§ **TASK DETAILS**
Every line of the material is to be quoted verbatim, minus the pictures.

§ **SOURCE EXCERPT**

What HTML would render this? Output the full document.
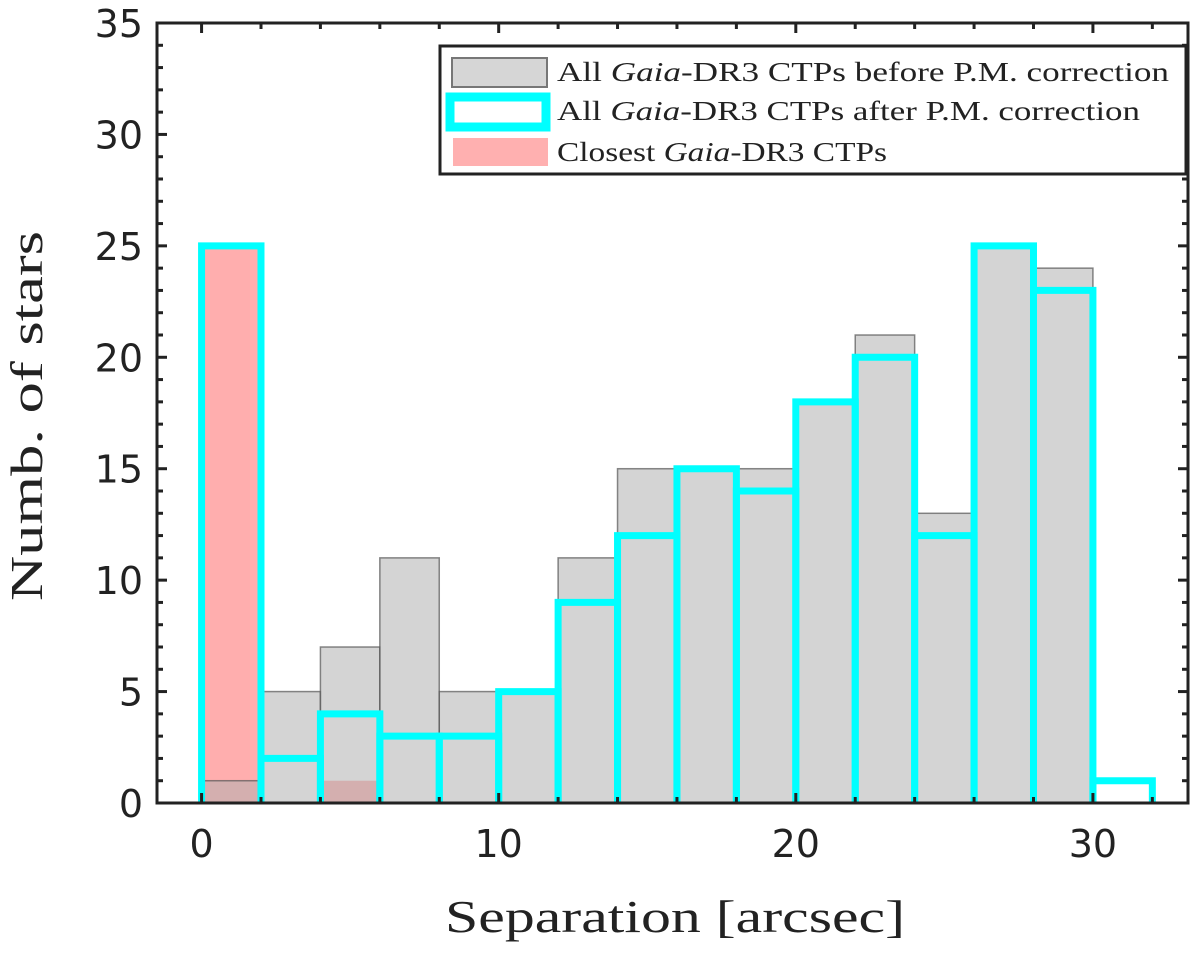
<!DOCTYPE html>
<html><head><meta charset="utf-8"><style>
body{margin:0;background:#fff;}
svg text{font-family:"DejaVu Sans","Liberation Sans",sans-serif;}
.serif{font-family:"Liberation Serif","DejaVu Serif",serif;}
</style></head><body>
<svg id="chart" width="1200" height="951" viewBox="0 0 1200 951" xmlns="http://www.w3.org/2000/svg">
<g id="bars"></g>
<g id="axes"></g>
<g id="legend">
<rect x="440" y="46" width="746" height="128" fill="#fff" stroke="#222" stroke-width="3"/>
<rect x="452" y="58" width="95" height="29" fill="#d6d6d6" stroke="#777" stroke-width="2"/>
<text class="serif" x="557" y="81" font-size="27" fill="#222" textLength="612" lengthAdjust="spacingAndGlyphs">All <tspan font-style="italic">Gaia</tspan>-DR3 CTPs before P.M. correction</text>
<rect x="450" y="97" width="96" height="30" fill="#fff" stroke="#00ffff" stroke-width="9"/>
<text class="serif" x="557" y="120" font-size="27" fill="#222" textLength="583" lengthAdjust="spacingAndGlyphs">All <tspan font-style="italic">Gaia</tspan>-DR3 CTPs after P.M. correction</text>
<rect x="453" y="138" width="95" height="28" fill="#ffb0b0"/>
<text class="serif" x="557" y="161" font-size="27" fill="#222" textLength="330" lengthAdjust="spacingAndGlyphs">Closest <tspan font-style="italic">Gaia</tspan>-DR3 CTPs</text>
</g>
</svg>
<script>
const binEdges=[0,2,4,6,8,10,12,14,16,18,20,22,24,26,28,30,32];
const grayCounts=[1,5,7,11,5,5,11,15,15,15,18,21,13,25,24,0];
const cyanCounts=[25,2,4,3,3,5,9,12,15,14,18,20,12,25,23,1];
const redCounts=[25,0,1,0,0,0,0,0,0,0,0,0,0,0,0,0];
const xTicks=[0,10,20,30];
const yTicks=[0,5,10,15,20,25,30,35];
const X0=157,X1=1188,Y0=803,Y1=23;
const xmin=-1.5,xmax=33.2,ymin=0,ymax=35;
const sx=v=>X0+(v-xmin)/(xmax-xmin)*(X1-X0);
const sy=v=>Y0-(v-ymin)/(ymax-ymin)*(Y0-Y1);
const NS="http://www.w3.org/2000/svg";
const bars=document.getElementById('bars'),axes=document.getElementById('axes');
function mk(tag,attrs,parent){const e=document.createElementNS(NS,tag);for(const k in attrs)e.setAttribute(k,attrs[k]);parent.appendChild(e);return e;}
redCounts.forEach((c,i)=>{if(!c)return;
const r=mk('rect',{x:sx(binEdges[i]),y:sy(c),width:sx(binEdges[i+1])-sx(binEdges[i]),height:sy(0)-sy(c),fill:'#ff9a9a','fill-opacity':0.8},bars);

});
grayCounts.forEach((c,i)=>{if(!c)return;
const r=mk('rect',{x:sx(binEdges[i]),y:sy(c),width:sx(binEdges[i+1])-sx(binEdges[i]),height:sy(0)-sy(c),fill:'#b0b0b0','fill-opacity':0.55,stroke:'#555','stroke-opacity':0.7,'stroke-width':1.5},bars);

});
cyanCounts.forEach((c,i)=>{if(!c)return;
const a=sx(binEdges[i]),b=sx(binEdges[i+1]),t=sy(c),z=sy(0);
const r=mk('path',{d:`M${a},${z} L${a},${t} L${b},${t} L${b},${z}`,fill:'none',stroke:'#00ffff','stroke-width':7},bars);

});
const box=mk('rect',{x:X0,y:Y1,width:X1-X0,height:Y0-Y1,fill:'none',stroke:'#222','stroke-width':3},axes);


for(let v=0;v<=32;v+=2){const big=v%10===0;const L=big?10:6;
mk('line',{x1:sx(v),x2:sx(v),y1:Y0,y2:Y0-L,stroke:'#222','stroke-width':3},axes);
mk('line',{x1:sx(v),x2:sx(v),y1:Y1,y2:Y1+L,stroke:'#222','stroke-width':3},axes);}
for(let v=0;v<=35;v+=1){const big=v%5===0;const L=big?10:6;
mk('line',{x1:X0,x2:X0+L,y1:sy(v),y2:sy(v),stroke:'#222','stroke-width':3},axes);
mk('line',{x1:X1,x2:X1-L,y1:sy(v),y2:sy(v),stroke:'#222','stroke-width':3},axes);}
xTicks.forEach(v=>{const t=mk('text',{x:sx(v),y:Y0+54,'font-size':38,'text-anchor':'middle',fill:'#222'},axes);t.textContent=v;

});
yTicks.forEach(v=>{const t=mk('text',{x:X0-14,y:sy(v)+14,'font-size':38,'text-anchor':'end',fill:'#222'},axes);t.textContent=v;

});
const xl=mk('text',{x:445,y:932,'font-size':46,fill:'#222',class:'serif',textLength:460,lengthAdjust:'spacingAndGlyphs'},axes);xl.textContent='Separation [arcsec]';


const yl=mk('text',{x:0,y:0,'font-size':46,fill:'#222',class:'serif',textLength:370,lengthAdjust:'spacingAndGlyphs',transform:'translate(42,601) rotate(-90)'},axes);yl.textContent='Numb. of stars';


</script>
</body></html>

§ **SOLUTION BELOW**
What HTML would render this? Output the full document.
<!DOCTYPE html>
<html><head><meta charset="utf-8"><style>
body{margin:0;background:#fff;}
svg text{font-family:"DejaVu Sans","Liberation Sans",sans-serif;}
.serif{font-family:"Liberation Serif","DejaVu Serif",serif;}
</style></head><body>
<svg id="chart" width="1200" height="951" viewBox="0 0 1200 951" xmlns="http://www.w3.org/2000/svg">
<g id="bars"></g>
<g id="axes"></g>
<g id="legend">
<rect x="440" y="46" width="746" height="128" fill="#fff" stroke="#222" stroke-width="3"/>
<rect x="452" y="58" width="95" height="29" fill="#d6d6d6" stroke="#777" stroke-width="2"/>
<text class="serif" x="557" y="81" font-size="27" fill="#222" textLength="612" lengthAdjust="spacingAndGlyphs">All <tspan font-style="italic">Gaia</tspan>-DR3 CTPs before P.M. correction</text>
<rect x="450" y="97" width="96" height="30" fill="#fff" stroke="#00ffff" stroke-width="9"/>
<text class="serif" x="557" y="120" font-size="27" fill="#222" textLength="583" lengthAdjust="spacingAndGlyphs">All <tspan font-style="italic">Gaia</tspan>-DR3 CTPs after P.M. correction</text>
<rect x="453" y="138" width="95" height="28" fill="#ffb0b0"/>
<text class="serif" x="557" y="161" font-size="27" fill="#222" textLength="330" lengthAdjust="spacingAndGlyphs">Closest <tspan font-style="italic">Gaia</tspan>-DR3 CTPs</text>
</g>
</svg>
<script>
const binEdges=[0,2,4,6,8,10,12,14,16,18,20,22,24,26,28,30,32];
const grayCounts=[1,5,7,11,5,5,11,15,15,15,18,21,13,25,24,0];
const cyanCounts=[25,2,4,3,3,5,9,12,15,14,18,20,12,25,23,1];
const redCounts=[25,0,1,0,0,0,0,0,0,0,0,0,0,0,0,0];
const xTicks=[0,10,20,30];
const yTicks=[0,5,10,15,20,25,30,35];
const X0=157,X1=1188,Y0=803,Y1=23;
const xmin=-1.5,xmax=33.2,ymin=0,ymax=35;
const sx=v=>X0+(v-xmin)/(xmax-xmin)*(X1-X0);
const sy=v=>Y0-(v-ymin)/(ymax-ymin)*(Y0-Y1);
const NS="http://www.w3.org/2000/svg";
const bars=document.getElementById('bars'),axes=document.getElementById('axes');
function mk(tag,attrs,parent){const e=document.createElementNS(NS,tag);for(const k in attrs)e.setAttribute(k,attrs[k]);parent.appendChild(e);return e;}
redCounts.forEach((c,i)=>{if(!c)return;
const r=mk('rect',{x:sx(binEdges[i]),y:sy(c),width:sx(binEdges[i+1])-sx(binEdges[i]),height:sy(0)-sy(c),fill:'#ff9a9a','fill-opacity':0.8},bars);

});
grayCounts.forEach((c,i)=>{if(!c)return;
const r=mk('rect',{x:sx(binEdges[i]),y:sy(c),width:sx(binEdges[i+1])-sx(binEdges[i]),height:sy(0)-sy(c),fill:'#b0b0b0','fill-opacity':0.55,stroke:'#555','stroke-opacity':0.7,'stroke-width':1.5},bars);

});
cyanCounts.forEach((c,i)=>{if(!c)return;
const a=sx(binEdges[i]),b=sx(binEdges[i+1]),t=sy(c),z=sy(0);
const r=mk('path',{d:`M${a},${z} L${a},${t} L${b},${t} L${b},${z}`,fill:'none',stroke:'#00ffff','stroke-width':7},bars);

});
const box=mk('rect',{x:X0,y:Y1,width:X1-X0,height:Y0-Y1,fill:'none',stroke:'#222','stroke-width':3},axes);


for(let v=0;v<=32;v+=2){const big=v%10===0;const L=big?10:6;
mk('line',{x1:sx(v),x2:sx(v),y1:Y0,y2:Y0-L,stroke:'#222','stroke-width':3},axes);
mk('line',{x1:sx(v),x2:sx(v),y1:Y1,y2:Y1+L,stroke:'#222','stroke-width':3},axes);}
for(let v=0;v<=35;v+=1){const big=v%5===0;const L=big?10:6;
mk('line',{x1:X0,x2:X0+L,y1:sy(v),y2:sy(v),stroke:'#222','stroke-width':3},axes);
mk('line',{x1:X1,x2:X1-L,y1:sy(v),y2:sy(v),stroke:'#222','stroke-width':3},axes);}
xTicks.forEach(v=>{const t=mk('text',{x:sx(v),y:Y0+54,'font-size':38,'text-anchor':'middle',fill:'#222'},axes);t.textContent=v;

});
yTicks.forEach(v=>{const t=mk('text',{x:X0-14,y:sy(v)+14,'font-size':38,'text-anchor':'end',fill:'#222'},axes);t.textContent=v;

});
const xl=mk('text',{x:445,y:932,'font-size':46,fill:'#222',class:'serif',textLength:460,lengthAdjust:'spacingAndGlyphs'},axes);xl.textContent='Separation [arcsec]';


const yl=mk('text',{x:0,y:0,'font-size':46,fill:'#222',class:'serif',textLength:370,lengthAdjust:'spacingAndGlyphs',transform:'translate(42,601) rotate(-90)'},axes);yl.textContent='Numb. of stars';


</script>
</body></html>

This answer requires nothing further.